1. Leverage partnerships.
Before you zone out, thinking you are in no position to entertain a partnership, expand the semantic range of the word. I'm not talking about fronting the capital to establish a partnership. No, this is much more creative than that. Offer a strategic partnership.
For instance, maybe you have a great product, but you have supply or distribution issues. Why not partner with a manufacturer and offer them a percentage of each sale? It's a hustle for sure, but not unusual in the least. It is the best way to leverage a partnership when you are a small business. It allows you to focus on selling your products, so you can level up in the future.
2. Maintain customer focus.
This is how giants like Starbucks, Apple and Old Navy grew into the megalithic corporations they are today. Focusing on the customer should always be front and center, for without them, there would be no business. Consumers are people, and to grow any business, you need to cater to individuals.
Specifically, according to Bob Mangat, CEO of Invigomedia, "Some products or services take a while to deliver, but feeling cared for lifts the spirits immediately. For consumers, this is priceless." Why are doctors with full practices so successful? Customer focus via customer service.
It's amazing what a shift in customer focus will do. Now, we do not go to the doctor to be told we are sick. We go because we want someone to care. Our needs changed and the marketplace adapted. The lesson here is make sure you continually focus on your customer so you can maintain focus when a shift occurs. That will contribute to steady, consistent growth.
3. Push for penetration.
Notice what large companies do. They are never content to remain small. Take Finland-based game app developer Rovio. You might know them by another name, Angry Birds. They are worth a look.
In 2009, they hit the market with Angry Birds. You could download it for $0.99. By 2010, they were the number-one downloaded game. In 2011, a round of venture capital fundraising found them holding 42 million dollars. They also launched a physical products store in Helsinki and expanded the product line globally. More than half of their total revenue is expected to come through physical products.
Here is the really interesting part though. In 2011, they also had more than 200 million monthly users. It has now been downloaded just over 1.7 billion times. That is close to one-third of the planet's population.
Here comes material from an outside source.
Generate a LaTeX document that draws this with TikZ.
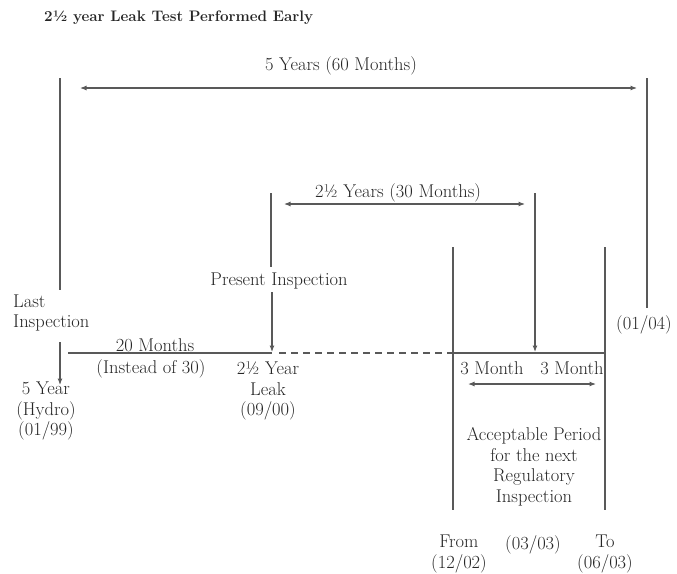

4. Implementing all three tips
Look closely though, and you will see something unique about the Angry Birds story. They first started with a game, then diversified. The diversification brought product and brand awareness, which in turn led to more growth. Market penetration for Angry Birds reached a tipping point when they began selling physical products. It still worked, because they were delivering value with their physical products.
It is a powerful story. It is inspiring. Notice they used all of the three strategies mentioned above. They leveraged a partnership, maintained customer focus and went full throttle for market penetration. Can you grow like a large corporation? Sure you can. Angry Birds started growing $0.99 at a time -- until they struck gold.